O "Africa Tour" de Lavrov: consolidação dos primeiros passos para uma estratégica russa para o continente?
O ministro dos Negócios Estrangeiros russo, Lavrov, iniciou esta semana uma visita de Estado ao continente africano (a sexta num período de dois anos), viajando até à Guiné, ao Burkina Faso, ao Chade e à República do Congo. Acompanhado por aquele se que tornou de facto o dirigente do Africa Corps, Averyanov, o ministro Adjunto da Defesa Yevkurov tinha já iniciado, a 31 de maio, visitas à Líbia, ao Mali e ao Níger.
A Federação Russa procura novos parceiros económicos e mercados, assim como novas alianças estratégicas. Para alguns, criou-se um espaço “salutar”, de concorrência, numa lógica de “oferta-procura” alinhada com interesses de diferentes nações, e, no caso russo, com uma visão agora de longo prazo. Tal foi impulsionado não só pelo fim da empresa privada militar Wagner e, subsequente, criação do Africa Corps, mas também pela redução do espaço de cooperação dos parceiros europeus e norte-americanos com vários Governos africanos, em particular no espaço francófono e em países liderados por juntas militares.

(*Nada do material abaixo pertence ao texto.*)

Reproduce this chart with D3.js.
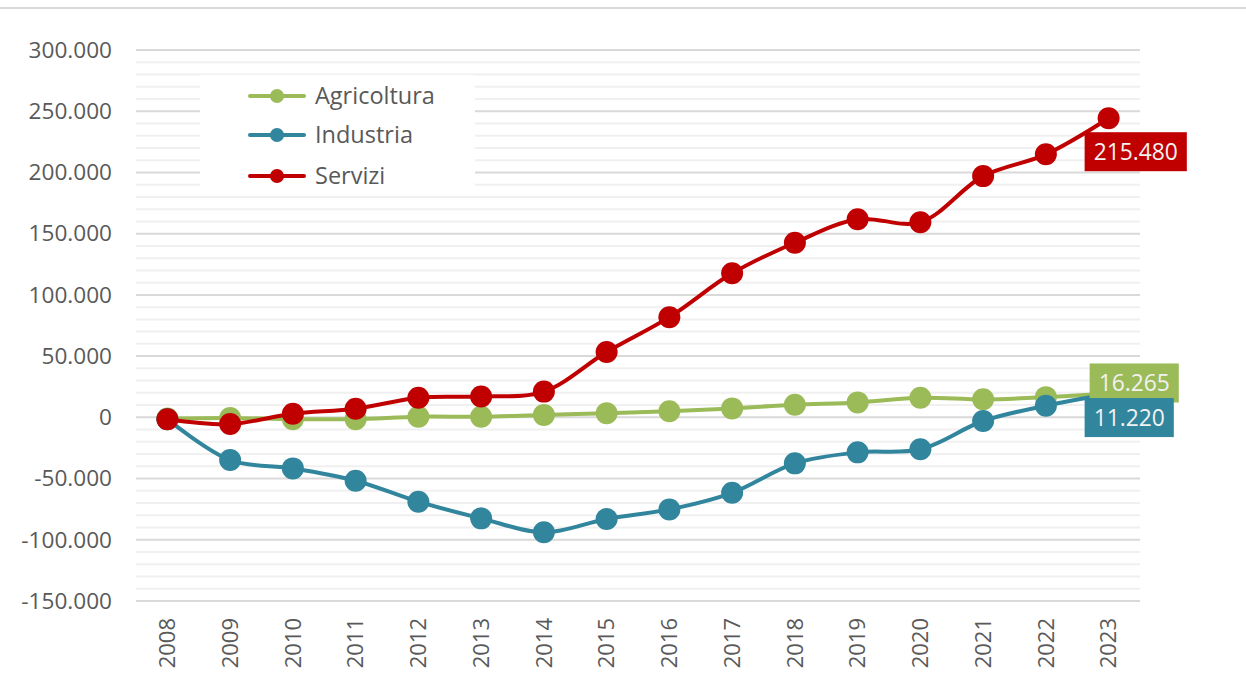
<!DOCTYPE html>
<html>
<head>
<meta charset="utf-8">
<script src="https://cdn.jsdelivr.net/npm/d3@7"></script>
<style>
  body { margin: 0; background: #fff; }
  text { font-family: "Open Sans", sans-serif; }
</style>
</head>
<body>
<div id="chart"></div>
<script>
// Data (thousands, difference vs 2008)
const years = [2008, 2009, 2010, 2011, 2012, 2013, 2014, 2015, 2016, 2017, 2018, 2019, 2020, 2021, 2022, 2023];
const agricoltura = [-1, -0.5, -1.5, -1.5, 0.5, 0.5, 2, 3.3, 5, 7.3, 10.3, 12.2, 16, 14.7, 16.5, 19.5];
const industria = [-1.5, -34.9, -41.7, -51.8, -68.9, -82.5, -93.9, -83, -75.2, -61.6, -37.6, -28.6, -26.1, -3, 9.5, 19];
const servizi = [-1.5, -5.5, 3, 7, 16, 17, 21, 53.3, 81.8, 117.6, 142.6, 161.7, 159.3, 197, 214.8, 244.3];
const seriesNames = ["Agricoltura", "Industria", "Servizi"];
const seriesColors = ["#9BBB59", "#31859C", "#C00000"];
const endLabels = ["16.265", "11.220", "215.480"];
const yTicks = [-150, -100, -50, 0, 50, 100, 150, 200, 250, 300];
const yTickLabels = ["-150.000", "-100.000", "-50.000", "0", "50.000", "100.000", "150.000", "200.000", "250.000", "300.000"];

document.addEventListener("DOMContentLoaded", () => {
    const svgWidth = 1246;
    const svgHeight = 673;

    const svg = d3.select("#chart")
        .append("svg")
        .attr("width", svgWidth)
        .attr("height", svgHeight);

    // top rule
    svg.append("line")
        .attr("x1", 0).attr("x2", svgWidth)
        .attr("y1", 8).attr("y2", 8)
        .attr("stroke", "#d9d9d9")
        .attr("stroke-width", 2);

    const plot = { left: 136, right: 1140, top: 50, bottom: 601 };

    const xScale = d3.scaleBand()
        .domain(years)
        .range([plot.left, plot.right]);

    const yScale = d3.scaleLinear()
        .domain([-150, 300])
        .range([plot.bottom, plot.top]);

    const cx = d => xScale(d) + xScale.bandwidth() / 2;

    // minor gridlines every 10.000
    const minor = d3.range(-150, 301, 10).filter(v => v % 50 !== 0);
    svg.append("g").selectAll("line")
        .data(minor)
        .enter()
        .append("line")
        .attr("x1", plot.left).attr("x2", plot.right)
        .attr("y1", d => yScale(d)).attr("y2", d => yScale(d))
        .attr("stroke", "#f0f0f0")
        .attr("stroke-width", 2);

    // major gridlines
    svg.append("g").selectAll("line")
        .data(yTicks)
        .enter()
        .append("line")
        .attr("x1", plot.left).attr("x2", plot.right)
        .attr("y1", d => yScale(d)).attr("y2", d => yScale(d))
        .attr("stroke", "#d9d9d9")
        .attr("stroke-width", 2);

    // Y axis
    const yAxis = svg.append("g")
        .attr("transform", `translate(${plot.left - 24},0)`)
        .call(d3.axisLeft(yScale)
            .tickValues(yTicks)
            .tickSize(0)
            .tickPadding(0)
            .tickFormat((d, i) => yTickLabels[i]));
    yAxis.select(".domain").remove();
    yAxis.selectAll("text")
        .attr("fill", "#595959")
        .style("font-size", "22.6px")
        .style("font-family", "'Open Sans', sans-serif");

    // X axis
    const xAxis = svg.append("g")
        .attr("transform", `translate(0,${plot.bottom})`)
        .call(d3.axisBottom(xScale).tickSize(0).tickPadding(0));
    xAxis.select(".domain").remove();
    xAxis.selectAll("text")
        .attr("transform", "rotate(-90)")
        .attr("x", -17)
        .attr("y", 0)
        .attr("dy", "0.35em")
        .attr("text-anchor", "end")
        .attr("fill", "#595959")
        .style("font-size", "22px")
        .style("font-family", "'Open Sans', sans-serif");

    // Legend
    const legend = svg.append("g");
    legend.append("rect")
        .attr("x", 200).attr("y", 75)
        .attr("width", 275).attr("height", 121)
        .attr("fill", "#fff");
    const legendRowY = [96, 135, 176];
    seriesNames.forEach((name, i) => {
        const g = legend.append("g").attr("transform", `translate(0,${legendRowY[i]})`);
        g.append("line")
            .attr("x1", 250).attr("x2", 304)
            .attr("stroke", seriesColors[i])
            .attr("stroke-width", 4)
            .attr("stroke-linecap", "round");
        g.append("circle")
            .attr("cx", 277).attr("r", 7)
            .attr("fill", seriesColors[i]);
        g.append("text")
            .attr("x", 315)
            .attr("dy", "0.35em")
            .attr("fill", "#595959")
            .style("font-size", "23.5px")
            .text(name);
    });

    // Lines
    const allSeries = [agricoltura, industria, servizi];
    const line = d3.line()
        .x((d, i) => cx(years[i]))
        .y(d => yScale(d))
        .curve(d3.curveCatmullRom.alpha(0.5));

    allSeries.forEach((vals, s) => {
        const g = svg.append("g");
        g.append("path")
            .datum(vals)
            .attr("d", line)
            .attr("fill", "none")
            .attr("stroke", seriesColors[s])
            .attr("stroke-width", 4);
        g.selectAll("circle")
            .data(vals)
            .enter()
            .append("circle")
            .attr("cx", (d, i) => cx(years[i]))
            .attr("cy", d => yScale(d))
            .attr("r", 11)
            .attr("fill", seriesColors[s]);
    });

    // End labels (anchored near the last point)
    const last = years.length - 1;
    const labelOffsets = [[-19, -30], [-24, 4], [-24, 14]];
    [2, 0, 1].forEach(s => {
        const px = cx(years[last]);
        const py = yScale(allSeries[s][last]);
        const g = svg.append("g")
            .attr("transform", `translate(${px + labelOffsets[s][0]},${py + labelOffsets[s][1]})`);
        const t = g.append("text")
            .attr("x", 9)
            .attr("y", 19.5)
            .attr("dy", "0.35em")
            .attr("fill", "#f2f2f2")
            .style("font-size", "22.8px")
            .text(endLabels[s]);
        const w = t.node().getComputedTextLength();
        g.insert("rect", "text")
            .attr("width", w + 18)
            .attr("height", 39)
            .attr("fill", seriesColors[s]);
    });
});
</script>
</body>
</html>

Na verdade, a presença militar russa em África conheceu um significativo desenvolvimento. Era já o principal exportador de armas para África (40% do mercado entre 2018-2022). Este ano, estabeleceu a sua primeira base militar no continente, no Burkina Faso - um dos países que compõem a Aliança dos Estados dos Sahel (AES) e onde a influência russa era, até recentemente, pouco descortinável.
Na Guiné e na República do Congo, consolidou relações de longa data. No primeiro, tem um importante parceiro comercial para fornecimento de minerais e, no segundo, um aliado político com influência no continente.
No Chade, as eleições organizadas em maio vieram legitimar o regime de Mahamat Déby (que tomou o poder em 2021 no seguimento do falecimento do presidente Déby, seu pai).
Próximo da AES, o Chade mantém ainda uma relação privilegiada com França. A visita de Lavrov representou um reinício das relações Chade-Rússia, depois do Wagner (conhecido por agir de forma independente, mas frequentemente ao serviço do Kremlin) ter, no passado, apoiado rebeldes chadianos.
Excluídos desta visita de Lavrov ficaram dois parceiros africanos estratégicos, onde o fim do Wagner ditou também um realinhamento da política russa: a República Centro-Africana (RCA) e o Sudão. A RCA constitui um caso relevante de influência russa no continente. Ainda que não existisse um acordo formal entre os Governos centro-africano e russo, a presença russa existia, de facto, sendo, há muito, um parceiro estrangeiro incontornável (através do aconselhamento militar, mas também político e económico) para o presidente Touadera.
Porém, apesar da influência, nomeadamente através do Wagner, em termos de negócios, incluindo acesso a recursos mineiros, e junto da Administração centro-africana, os ganhos políticos para o estado russo não foram significativos.
Onde o xadrez estratégico mais se manifesta é no Sudão e, consequentemente, no Mar Vermelho. O regime russo era já próximo do presidente Bashir, tendo, juntamente com o Sudão, facilitado os acordos de paz para a RCA em 2016. Elementos do Wagner marcaram presença no Sudão a partir de 2018, inicialmente com o objetivo oficial de garantir a segurança de minas de ouro. Se, por um lado, o Wagner estabeleceu uma relação próxima com Hemetti, atualmente, a Rússia apoia o general al-Burhane.
Na verdade, Moscovo deseja, há muito, ganhar acesso a um porto no Sudão com ligação ao Mar Vermelho, contribuindo para a sua expansão no Mar Mediterrâneo, e para o potencial posicionamento enquanto potência naval no Oceano Índico Ocidental - assim rivalizando com os Estados Unidos da América, União Europeia e Turquia.
O (re)posicionamento da Rússia no continente mostra uma vontade crescente de se apresentar como alternativa às parcerias ditas tradicionais dos regimes africanos, sobretudo com países da Aliança Atlântica. A par da existência de novos e maiores mercados beneficiando tanto a Rússia como os seus parceiros africanos, espera-se que a pegada militar russa no continente conheça uma sedimentação no quadro de uma parceria mais estratégica, mas, ainda assim, estabelecida caso a caso.